Data
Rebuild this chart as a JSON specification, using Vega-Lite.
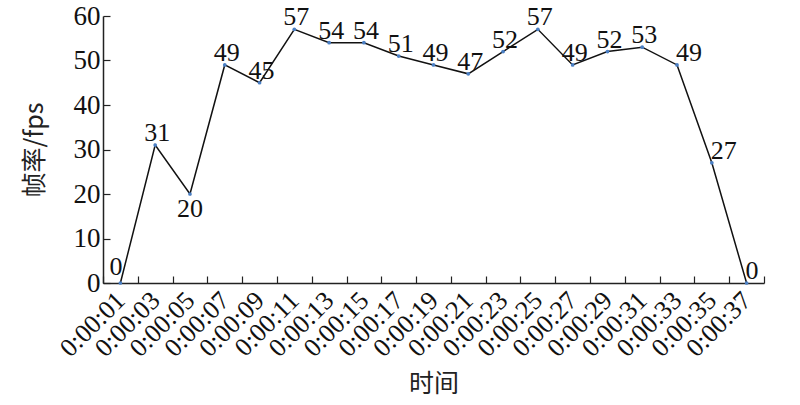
{
  "$schema": "https://vega.github.io/schema/vega-lite/v6.json",
  "autosize": "none",
  "width": 661,
  "height": 267,
  "padding": {"left": 103, "top": 16, "right": 36, "bottom": 122},
  "background": "white",
  "config": {"view": {"stroke": null}, "font": "Liberation Serif"},
  "data": {"values": [
    {"t": "0:00:01", "fps": 0, "pos": "left"},
    {"t": "0:00:03", "fps": 31, "pos": "top"},
    {"t": "0:00:05", "fps": 20, "pos": "bottom"},
    {"t": "0:00:07", "fps": 49, "pos": "top"},
    {"t": "0:00:09", "fps": 45, "pos": "top"},
    {"t": "0:00:11", "fps": 57, "pos": "top"},
    {"t": "0:00:13", "fps": 54, "pos": "top"},
    {"t": "0:00:15", "fps": 54, "pos": "top"},
    {"t": "0:00:17", "fps": 51, "pos": "top"},
    {"t": "0:00:19", "fps": 49, "pos": "top"},
    {"t": "0:00:21", "fps": 47, "pos": "top"},
    {"t": "0:00:23", "fps": 52, "pos": "top"},
    {"t": "0:00:25", "fps": 57, "pos": "top"},
    {"t": "0:00:27", "fps": 49, "pos": "top"},
    {"t": "0:00:29", "fps": 52, "pos": "top"},
    {"t": "0:00:31", "fps": 53, "pos": "top"},
    {"t": "0:00:33", "fps": 49, "pos": "right"},
    {"t": "0:00:35", "fps": 27, "pos": "right"},
    {"t": "0:00:37", "fps": 0, "pos": "right"}
  ]},
  "encoding": {
    "x": {"field": "t", "type": "ordinal", "sort": null,
      "scale": {"type": "band", "paddingInner": 0, "paddingOuter": 0},
      "axis": {"title": "时间", "titleFont": "Noto Sans CJK SC", "titleFontWeight": "normal", "titleFontSize": 25, "titleColor": "#222",
        "labelFont": "Liberation Serif", "labelAngle": -45, "labelAlign": "right", "labelBaseline": "middle", "labelFontSize": 26, "labelColor": "#111",
        "labelPadding": 20, "labelDx": 16, "tickBand": "extent", "tickSize": -7, "tickColor": "#222", "domainColor": "#222", "domainWidth": 1.5, "tickWidth": 1.2,
        "titlePadding": 10, "labelOverlap": false}},
    "y": {"field": "fps", "type": "quantitative",
      "scale": {"domain": [0, 60], "nice": false},
      "axis": {"title": "帧率/fps", "titleFont": "Noto Sans CJK SC", "titleFontWeight": "normal", "titleFontSize": 25, "titleColor": "#222",
        "labelFont": "Liberation Serif", "values": [0, 10, 20, 30, 40, 50, 60], "grid": false, "labelFontSize": 27, "labelColor": "#111",
        "tickSize": -7, "tickColor": "#222", "tickWidth": 1.2, "domainColor": "#222", "domainWidth": 1.5, "labelPadding": 10, "titlePadding": 26}}
  },
  "layer": [
    {"mark": {"type": "line", "color": "#111", "strokeWidth": 1.5}},
    {"mark": {"type": "point", "filled": true, "color": "#4a7fc4", "size": 14, "opacity": 1}},
    {"transform": [{"filter": "datum.pos == 'top'"}],
     "mark": {"type": "text", "font": "Liberation Serif", "fontSize": 26, "color": "#111", "baseline": "alphabetic", "dx": 2, "dy": -4},
     "encoding": {"text": {"field": "fps"}}},
    {"transform": [{"filter": "datum.pos == 'bottom'"}],
     "mark": {"type": "text", "font": "Liberation Serif", "fontSize": 26, "color": "#111", "baseline": "top", "dy": 2},
     "encoding": {"text": {"field": "fps"}}},
    {"transform": [{"filter": "datum.pos == 'left'"}],
     "mark": {"type": "text", "font": "Liberation Serif", "fontSize": 26, "color": "#111", "baseline": "alphabetic", "align": "right", "dx": 2, "dy": -8},
     "encoding": {"text": {"field": "fps"}}},
    {"transform": [{"filter": "datum.pos == 'right'"}],
     "mark": {"type": "text", "font": "Liberation Serif", "fontSize": 26, "color": "#111", "baseline": "alphabetic", "align": "left", "dx": -1, "dy": -4},
     "encoding": {"text": {"field": "fps"}}}
  ]
}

Exercise directions
The material above must be printed exactly, with its pictures left out.

Answer to the task
Rebuild this chart as a JSON specification, using Vega-Lite.
{
  "$schema": "https://vega.github.io/schema/vega-lite/v6.json",
  "autosize": "none",
  "width": 661,
  "height": 267,
  "padding": {"left": 103, "top": 16, "right": 36, "bottom": 122},
  "background": "white",
  "config": {"view": {"stroke": null}, "font": "Liberation Serif"},
  "data": {"values": [
    {"t": "0:00:01", "fps": 0, "pos": "left"},
    {"t": "0:00:03", "fps": 31, "pos": "top"},
    {"t": "0:00:05", "fps": 20, "pos": "bottom"},
    {"t": "0:00:07", "fps": 49, "pos": "top"},
    {"t": "0:00:09", "fps": 45, "pos": "top"},
    {"t": "0:00:11", "fps": 57, "pos": "top"},
    {"t": "0:00:13", "fps": 54, "pos": "top"},
    {"t": "0:00:15", "fps": 54, "pos": "top"},
    {"t": "0:00:17", "fps": 51, "pos": "top"},
    {"t": "0:00:19", "fps": 49, "pos": "top"},
    {"t": "0:00:21", "fps": 47, "pos": "top"},
    {"t": "0:00:23", "fps": 52, "pos": "top"},
    {"t": "0:00:25", "fps": 57, "pos": "top"},
    {"t": "0:00:27", "fps": 49, "pos": "top"},
    {"t": "0:00:29", "fps": 52, "pos": "top"},
    {"t": "0:00:31", "fps": 53, "pos": "top"},
    {"t": "0:00:33", "fps": 49, "pos": "right"},
    {"t": "0:00:35", "fps": 27, "pos": "right"},
    {"t": "0:00:37", "fps": 0, "pos": "right"}
  ]},
  "encoding": {
    "x": {"field": "t", "type": "ordinal", "sort": null,
      "scale": {"type": "band", "paddingInner": 0, "paddingOuter": 0},
      "axis": {"title": "时间", "titleFont": "Noto Sans CJK SC", "titleFontWeight": "normal", "titleFontSize": 25, "titleColor": "#222",
        "labelFont": "Liberation Serif", "labelAngle": -45, "labelAlign": "right", "labelBaseline": "middle", "labelFontSize": 26, "labelColor": "#111",
        "labelPadding": 20, "labelDx": 16, "tickBand": "extent", "tickSize": -7, "tickColor": "#222", "domainColor": "#222", "domainWidth": 1.5, "tickWidth": 1.2,
        "titlePadding": 10, "labelOverlap": false}},
    "y": {"field": "fps", "type": "quantitative",
      "scale": {"domain": [0, 60], "nice": false},
      "axis": {"title": "帧率/fps", "titleFont": "Noto Sans CJK SC", "titleFontWeight": "normal", "titleFontSize": 25, "titleColor": "#222",
        "labelFont": "Liberation Serif", "values": [0, 10, 20, 30, 40, 50, 60], "grid": false, "labelFontSize": 27, "labelColor": "#111",
        "tickSize": -7, "tickColor": "#222", "tickWidth": 1.2, "domainColor": "#222", "domainWidth": 1.5, "labelPadding": 10, "titlePadding": 26}}
  },
  "layer": [
    {"mark": {"type": "line", "color": "#111", "strokeWidth": 1.5}},
    {"mark": {"type": "point", "filled": true, "color": "#4a7fc4", "size": 14, "opacity": 1}},
    {"transform": [{"filter": "datum.pos == 'top'"}],
     "mark": {"type": "text", "font": "Liberation Serif", "fontSize": 26, "color": "#111", "baseline": "alphabetic", "dx": 2, "dy": -4},
     "encoding": {"text": {"field": "fps"}}},
    {"transform": [{"filter": "datum.pos == 'bottom'"}],
     "mark": {"type": "text", "font": "Liberation Serif", "fontSize": 26, "color": "#111", "baseline": "top", "dy": 2},
     "encoding": {"text": {"field": "fps"}}},
    {"transform": [{"filter": "datum.pos == 'left'"}],
     "mark": {"type": "text", "font": "Liberation Serif", "fontSize": 26, "color": "#111", "baseline": "alphabetic", "align": "right", "dx": 2, "dy": -8},
     "encoding": {"text": {"field": "fps"}}},
    {"transform": [{"filter": "datum.pos == 'right'"}],
     "mark": {"type": "text", "font": "Liberation Serif", "fontSize": 26, "color": "#111", "baseline": "alphabetic", "align": "left", "dx": -1, "dy": -4},
     "encoding": {"text": {"field": "fps"}}}
  ]
}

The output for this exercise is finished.